Wu Niu Zao is usually processed very much like Long Jing. It is hand picked and then withered in the sun or in a controlled indoor environment to drive some moisture out of the leaves and make them more pliable. The leaves are then put through a unique wok firing process that involves repeatedly pressing the leaves against the surface of a moderately heated wok and tossing them in the air to cool them and prevent burning. This repeated pressing and tossing results in the distinctive flat shape of the finished leaves and contributes to the nutty/toasty flavor of the finished tea. After the wok firing, the tea leaves are baked to finish drying the leaves completely and to enhance and/or balance the nutty flavors & aromas created during the wok firing.

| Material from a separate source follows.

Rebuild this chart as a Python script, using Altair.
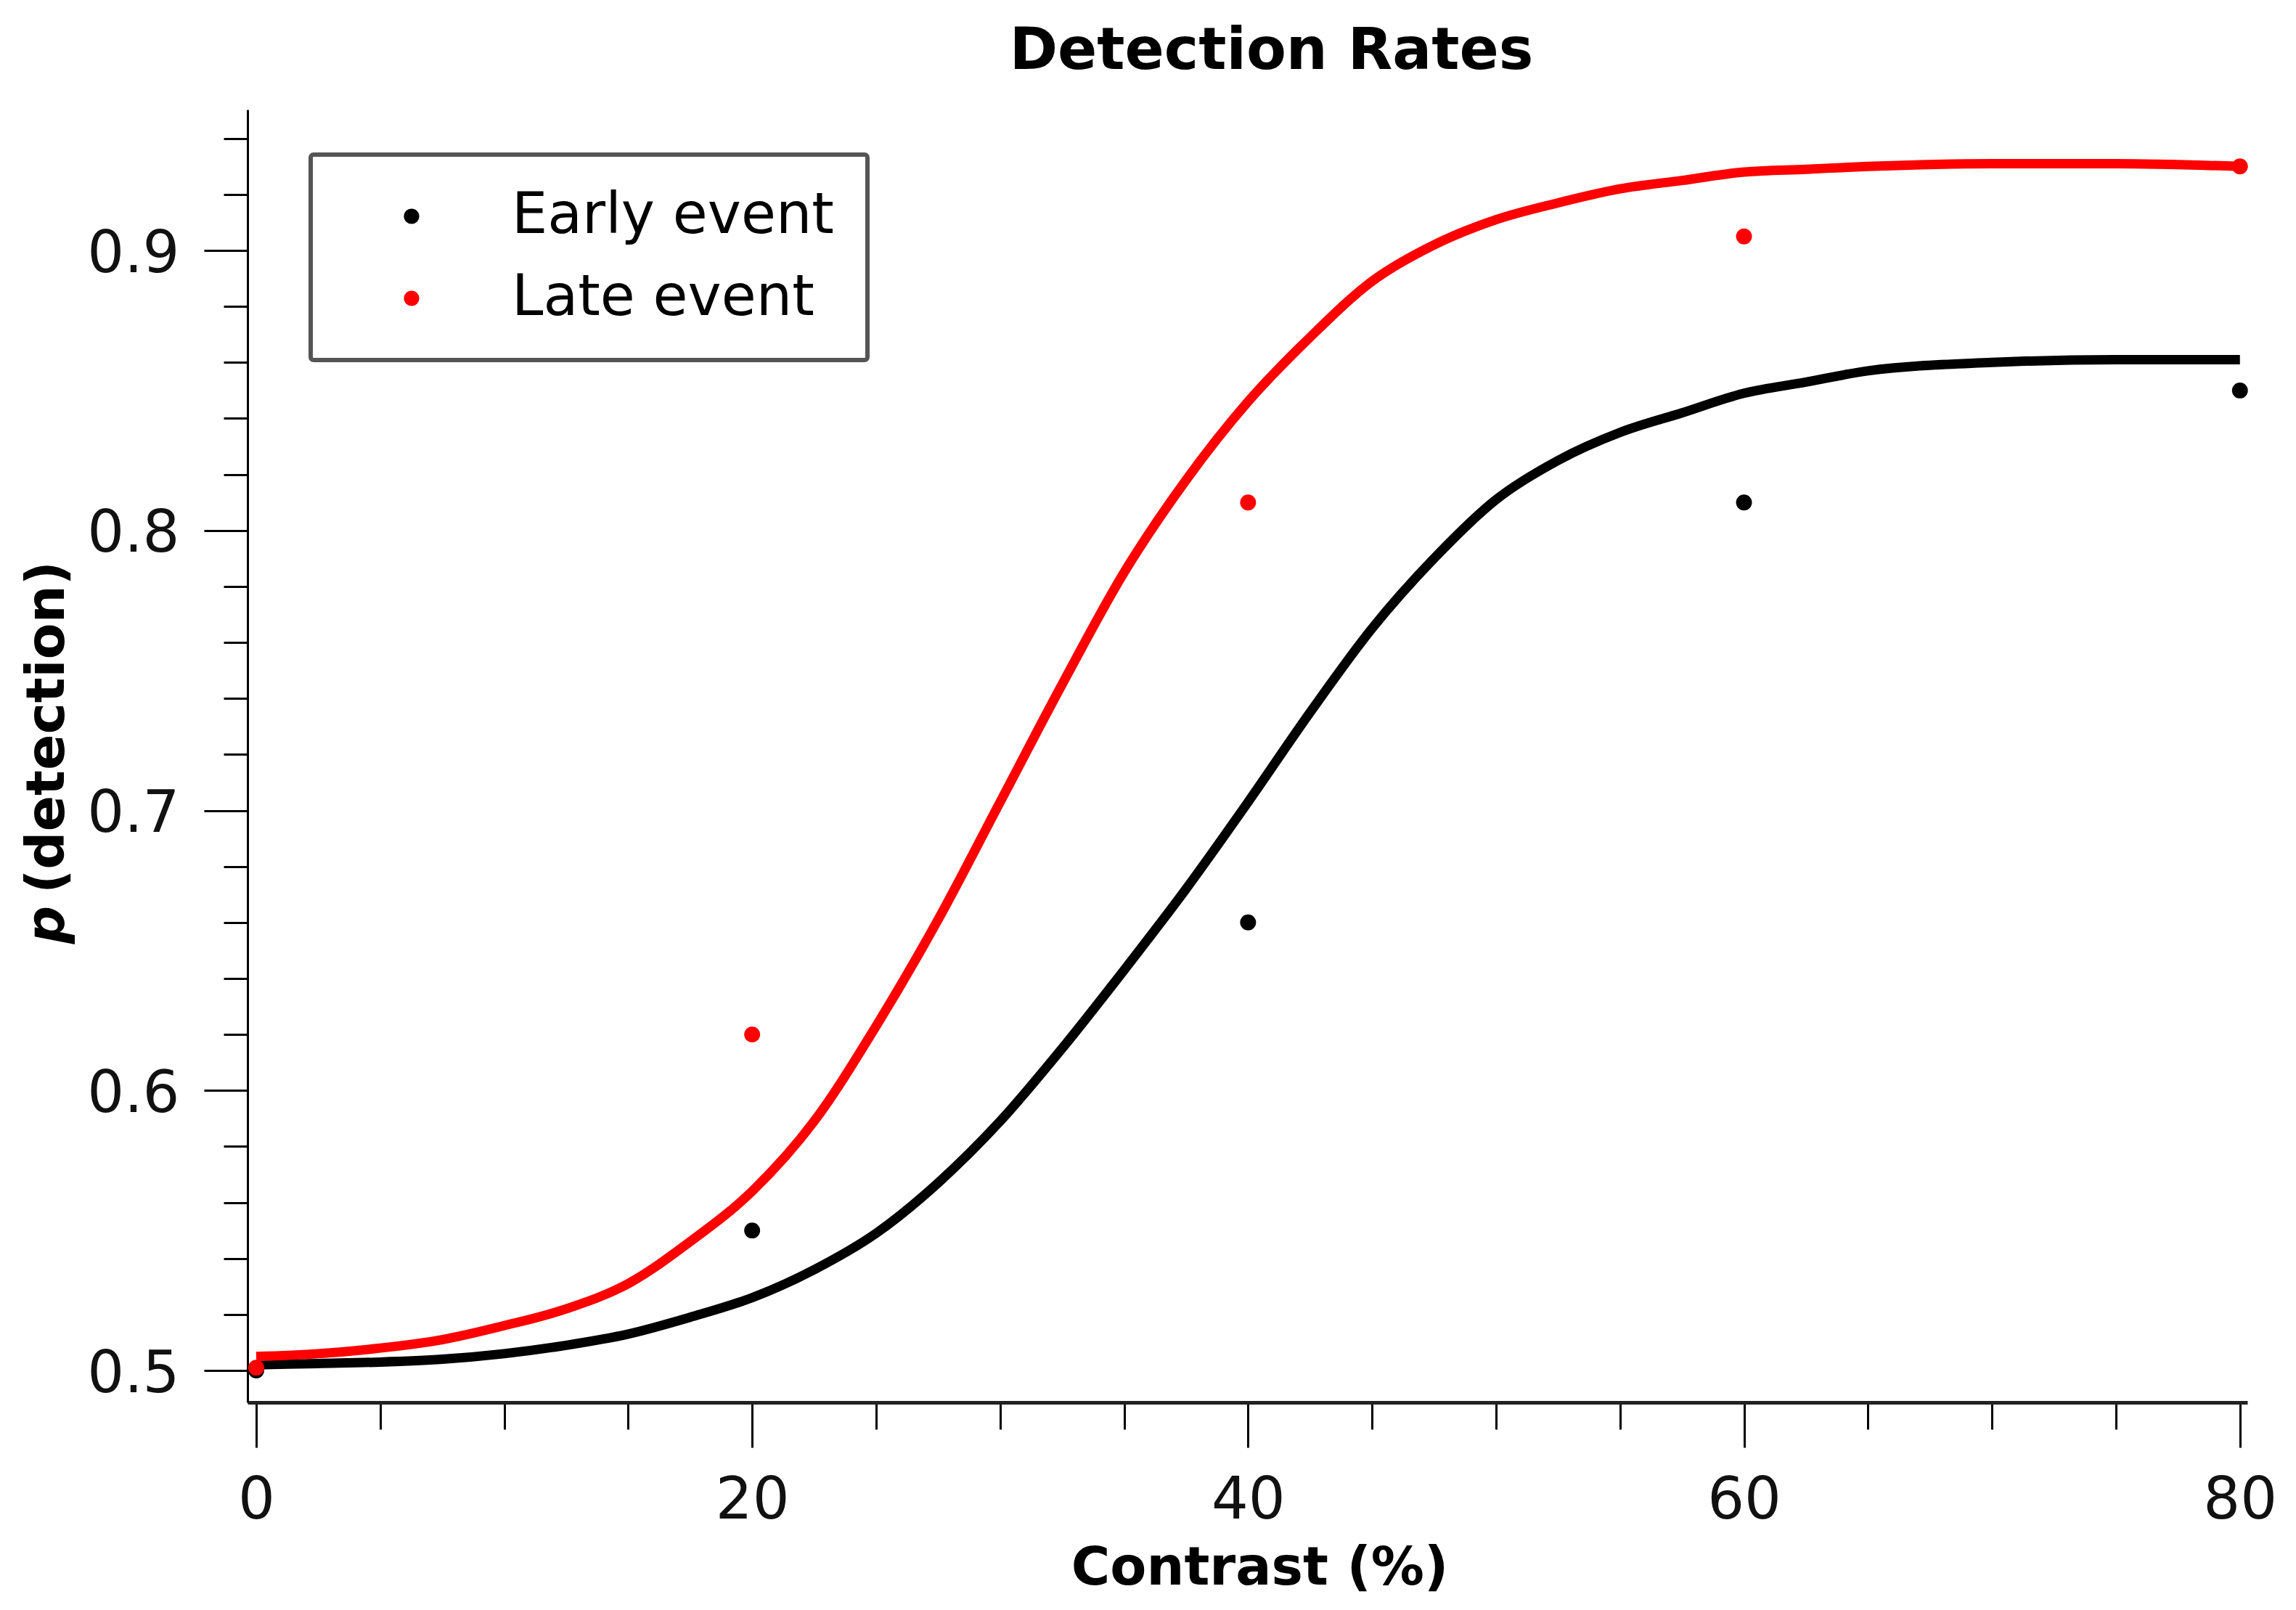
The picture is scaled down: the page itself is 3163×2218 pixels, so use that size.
import altair as alt
import pandas as pd

# ---- data ----
series_names = ["Early event", "Late event"]
colors = ["#000000", "#ff0000"]

obs_contrast = [0, 20, 40, 60, 80]
obs_early = [0.500, 0.550, 0.660, 0.810, 0.850]
obs_late = [0.501, 0.620, 0.810, 0.905, 0.930]

fit_contrast = [0, 2.5, 5, 7.5, 10, 12.5, 15, 17.5, 20, 22.5, 25, 27.5, 30, 32.5,
                35, 37.5, 40, 42.5, 45, 47.5, 50, 52.5, 55, 57.5, 60, 62.5, 65,
                70, 75, 80]
fit_early = [0.502, 0.5025, 0.503, 0.504, 0.506, 0.509, 0.513, 0.519, 0.526,
             0.536, 0.549, 0.567, 0.589, 0.615, 0.643, 0.672, 0.703, 0.735,
             0.765, 0.790, 0.811, 0.825, 0.835, 0.842, 0.849, 0.853, 0.857,
             0.860, 0.861, 0.861]
fit_late = [0.505, 0.506, 0.508, 0.511, 0.516, 0.522, 0.531, 0.546, 0.564,
            0.589, 0.623, 0.661, 0.703, 0.745, 0.785, 0.818, 0.846, 0.869,
            0.889, 0.902, 0.911, 0.917, 0.922, 0.925, 0.928, 0.929, 0.930,
            0.931, 0.931, 0.930]

x_major = [0, 20, 40, 60, 80]
x_minor = [5, 10, 15, 25, 30, 35, 45, 50, 55, 65, 70, 75]
y_major = [0.5, 0.6, 0.7, 0.8, 0.9]
y_minor = [0.52, 0.54, 0.56, 0.58, 0.62, 0.64, 0.66, 0.68, 0.72, 0.74, 0.76,
           0.78, 0.82, 0.84, 0.86, 0.88, 0.92, 0.94]

fit_df = pd.DataFrame({
    "contrast": fit_contrast * 2,
    "p": fit_early + fit_late,
    "series": [series_names[0]] * len(fit_contrast) + [series_names[1]] * len(fit_contrast),
})
obs_df = pd.DataFrame({
    "contrast": obs_contrast * 2,
    "p": obs_early + obs_late,
    "series": [series_names[0]] * len(obs_contrast) + [series_names[1]] * len(obs_contrast),
})

FONT = "DejaVu Sans"
xscale = alt.Scale(domain=[-0.35, 80.3], nice=False, zero=False)
yscale = alt.Scale(domain=[0.4886, 0.9503], nice=False, zero=False)

lines = alt.Chart(fit_df).mark_line(strokeWidth=13, interpolate="monotone").encode(
    x=alt.X("contrast:Q", scale=xscale,
            axis=alt.Axis(values=x_minor, tickSize=37, tickWidth=3, tickColor="black",
                          labels=False, domain=False, grid=False, title=None, orient="bottom")),
    y=alt.Y("p:Q", scale=yscale,
            axis=alt.Axis(values=y_minor, tickSize=33, tickWidth=3, tickColor="black",
                          labels=False, domain=False, grid=False, title=None, orient="left")),
    detail="series:N",
    color=alt.condition(alt.datum.series == series_names[1],
                        alt.value(colors[1]), alt.value(colors[0])),
)

points = alt.Chart(obs_df).mark_circle(size=480, opacity=1).encode(
    x=alt.X("contrast:Q", scale=xscale,
            axis=alt.Axis(values=x_major, format="d", tickSize=62, tickWidth=3, tickColor="black",
                          domainColor="#222222", domainWidth=5, grid=False, orient="bottom",
                          labelFont=FONT, labelFontSize=80, labelColor="#111111", labelPadding=34,
                          labelFlush=False, labelOverlap=False,
                          title="Contrast (%)", titleFont=FONT, titleFontSize=73,
                          titleFontWeight="bold", titleColor="black", titleX=1394, titleY=250,
                          titleBaseline="alphabetic", titleAlign="center")),
    y=alt.Y("p:Q", scale=yscale,
            axis=alt.Axis(values=y_major, format=".1f", tickSize=60, tickWidth=3, tickColor="black",
                          domainColor="black", domainWidth=3, grid=False, orient="left",
                          labelFont=FONT, labelFontSize=80, labelColor="#111111", labelPadding=34,
                          labelFlush=False, labelOverlap=False, labelOffset=5, title=None)),
    color=alt.Color("series:N", scale=alt.Scale(domain=series_names, range=colors),
                    legend=alt.Legend(title=None, orient="none", legendX=87, legendY=62,
                                      strokeColor="#555555", fillColor="white", padding=46,
                                      cornerRadius=4, symbolOffset=54, symbolSize=450,
                                      symbolType="circle", symbolStrokeWidth=0,
                                      labelOffset=99, rowPadding=35, labelFont=FONT,
                                      labelFontSize=78, labelColor="black", labelLimit=800)),
)

ytitle_p = alt.Chart(pd.DataFrame({"t": ["p"]})).mark_text(
    angle=270, align="center", baseline="alphabetic", font=FONT, fontSize=73,
    fontWeight="bold", fontStyle="italic", color="black"
).encode(text="t:N", x=alt.value(-253), y=alt.value(1123))

ytitle_rest = alt.Chart(pd.DataFrame({"t": ["(detection)"]})).mark_text(
    angle=270, align="center", baseline="alphabetic", font=FONT, fontSize=73,
    fontWeight="bold", color="black"
).encode(text="t:N", x=alt.value(-253), y=alt.value(851))

chart = alt.layer(lines, points, ytitle_p, ytitle_rest).resolve_axis(
    x="independent", y="independent"
).properties(
    width=2755,
    height=1781,
    autosize=alt.AutoSizeParams(type="none"),
    padding={"left": 333, "top": 143, "right": 50, "bottom": 280},
    title=alt.Title("Detection Rates", font=FONT, fontSize=80, fontWeight="bold",
                    color="black", anchor="middle", dx=33, dy=80, offset=56,
                    baseline="alphabetic"),
).configure_view(strokeWidth=0).configure_legend(strokeWidth=6)

chart.save("out.html", embed_options={"renderer": "svg", "actions": False})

Because Wu Niu Zao is so difficult to distinguish physically from the Long Jing Cultivars, it is often sold either unknowingly or dishonestly by some tea sellers as Long Jing. While this is not illegal or even necessarily discouraged in the secondary & tertiary tea markets in and outside of China, from a purist standpoint, true Long Jing is only produced from the traditional Long Jing varietal or the newer, earlier maturing Long Jing #43 varietal tea plants. Unfortunately, because there is some dishonesty and mislabeling of this varietal, it is often simply overlooked by green tea drinkers, and many people don’t get to appreciate it for what it is: a distinctive and quite delicious green tea.

When steeped, this batch of Wu Niu Zao steeps a nicely clear, yellow gold liquor with a sweet, green, nutty aroma and a rich, thick mouthfeel. To my taste buds, it is a delicious, mild, sweet, nutty/toasty, and almost “meaty” green tea. “Meaty” is an unusual descriptive word to associate with a green tea, but it has a thickness and depth of flavor that just seems to fit the term “meaty” for some reason. The flavor of this tea is somewhat less floral and complex than a good Long Jing, but I find it to be more accessible to people who are new to tea of this style. Really, I think Wu Niu Zao is almost a “gateway tea” of sorts to awaken a person’s palate to the wonders of tea processed in this style from Zhejiang province.

To steep this tea, I recommend steeping in Gong Fu style in a gaiwan or in a Yixing type teapot. Use water at about 175°F, a series of short steepings, and gradually increase the water temperature and steeping time for each steeping. If you prefer to steep your green tea in a more Western manner, start with about 2 grams (a big heaping teaspoon+) per cup and a steeping temperature of around 175°F.

I also highly recommend using a very informal “grandpa style” approach when steeping this tea. Simply place a small handful in a highball type glass, pour in 175°F water and let it steep until the begin to sink and start “dancing” on the bottom of your glass. Either blow any floating leaves out of the way before drinking or simply drink the tea liquor around them. Then, when you run out of water, just add more to the same batch of leaves. Keep enjoying and adding water until the flavor is gone.